In his latest lurch to the Left, the Reform UK leader will use a speech this morning to pledge to ‘restore the social contract between rich and poor’ in Britain.
Under the plan, non-doms would be offered the chance to pay a £250,000 one-off ‘Entry Contribution’ in return for not being taxed on any offshore income or gains.
They would also not be liable to pay inheritance tax, the Mail understands.
The ‘contribution’ would then be distributed to Britain’s lowest earning 10 per cent of full-time workers, delivered automatically by HMRC as a cash dividend.

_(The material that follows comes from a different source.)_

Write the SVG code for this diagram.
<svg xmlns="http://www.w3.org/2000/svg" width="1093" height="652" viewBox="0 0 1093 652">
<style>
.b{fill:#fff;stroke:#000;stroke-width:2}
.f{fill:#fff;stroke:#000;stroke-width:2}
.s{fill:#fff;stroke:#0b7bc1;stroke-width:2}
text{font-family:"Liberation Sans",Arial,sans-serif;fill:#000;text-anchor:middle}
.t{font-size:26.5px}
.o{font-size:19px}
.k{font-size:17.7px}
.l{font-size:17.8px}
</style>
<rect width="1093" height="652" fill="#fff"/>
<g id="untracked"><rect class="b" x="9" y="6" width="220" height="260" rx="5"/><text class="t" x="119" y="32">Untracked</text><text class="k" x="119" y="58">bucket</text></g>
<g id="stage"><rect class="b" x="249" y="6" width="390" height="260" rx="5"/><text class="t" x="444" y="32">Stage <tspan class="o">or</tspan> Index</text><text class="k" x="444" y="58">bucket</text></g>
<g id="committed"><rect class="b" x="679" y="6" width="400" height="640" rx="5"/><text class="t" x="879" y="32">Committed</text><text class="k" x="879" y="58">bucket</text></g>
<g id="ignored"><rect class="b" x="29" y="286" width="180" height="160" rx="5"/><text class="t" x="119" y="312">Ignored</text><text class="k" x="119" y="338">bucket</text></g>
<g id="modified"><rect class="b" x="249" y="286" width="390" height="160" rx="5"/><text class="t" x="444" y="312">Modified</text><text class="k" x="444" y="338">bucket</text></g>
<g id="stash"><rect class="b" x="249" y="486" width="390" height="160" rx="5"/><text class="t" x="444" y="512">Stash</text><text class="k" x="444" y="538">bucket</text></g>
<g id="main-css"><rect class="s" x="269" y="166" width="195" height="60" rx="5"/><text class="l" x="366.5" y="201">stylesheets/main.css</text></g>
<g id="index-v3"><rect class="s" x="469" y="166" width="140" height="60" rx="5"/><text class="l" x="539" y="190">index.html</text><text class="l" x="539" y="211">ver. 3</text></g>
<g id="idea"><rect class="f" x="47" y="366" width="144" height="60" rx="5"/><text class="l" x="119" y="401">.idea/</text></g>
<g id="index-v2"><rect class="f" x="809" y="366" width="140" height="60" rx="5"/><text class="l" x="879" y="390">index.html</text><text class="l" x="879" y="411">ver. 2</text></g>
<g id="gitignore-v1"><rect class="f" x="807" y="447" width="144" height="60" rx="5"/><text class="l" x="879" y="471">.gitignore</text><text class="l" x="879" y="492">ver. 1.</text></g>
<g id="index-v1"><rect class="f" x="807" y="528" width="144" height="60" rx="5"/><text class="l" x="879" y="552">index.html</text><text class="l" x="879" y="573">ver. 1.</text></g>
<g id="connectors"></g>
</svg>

It is designed to make the UK a more attractive place to wealthy individuals, as it would reinstate the non-dom regime which Labour abolished in April.
Non-domiciled status allows people who live in the UK, but who have a permanent home elsewhere, to only pay tax on the money they earn in the UK.
It can be used to shield any overseas income and profits from UK taxes, unless they are transferred into the country.
Chancellor Rachel Reeves is reportedly seeking to soften the changes, however, after fears that it is leading to an exodus of wealth creators.
It comes after three of Britain’s richest men – including a top investment banker -became the latest to join an exodus of the super-rich amid a government crackdown on wealthy non-doms.
In April, Ian and Richard Livingstone, brothers who own a £9bn property empire in the UK and abroad, an online casino and plush Monte Carlo hotel, were revealed as having quit the UK for Monaco, according to corporate documents.
Meanwhile, Goldman Sachs’ top banker, Richard Gnodde, worth over £130m, is understood to have ditched London for Milan.
Mr Gnodde is believed to be is the first senior banker leaving the UK for a different country, leading to fears the exodus of wealthy talent is spreading among the City’s higher echelons.
Leslie Macleod-Miller, chief executive of the non-dom lobby group, Foreign Investors for Britain, called for action to ‘stem the flow of highly desired – and highly mobile – individuals such as Gnodde’.
He told the City AM newspaper: ‘We are calling on the government to create an internationally competitive environment that attracts and retains top global talent and investment.’
In her budget last October, Rachel Reeves scrapped centuries-old tax privileges for non-doms – under which they were only taxed on income and gains brought into Britain.
Now all UK residents will be taxed in Britain on their worldwide income and gains.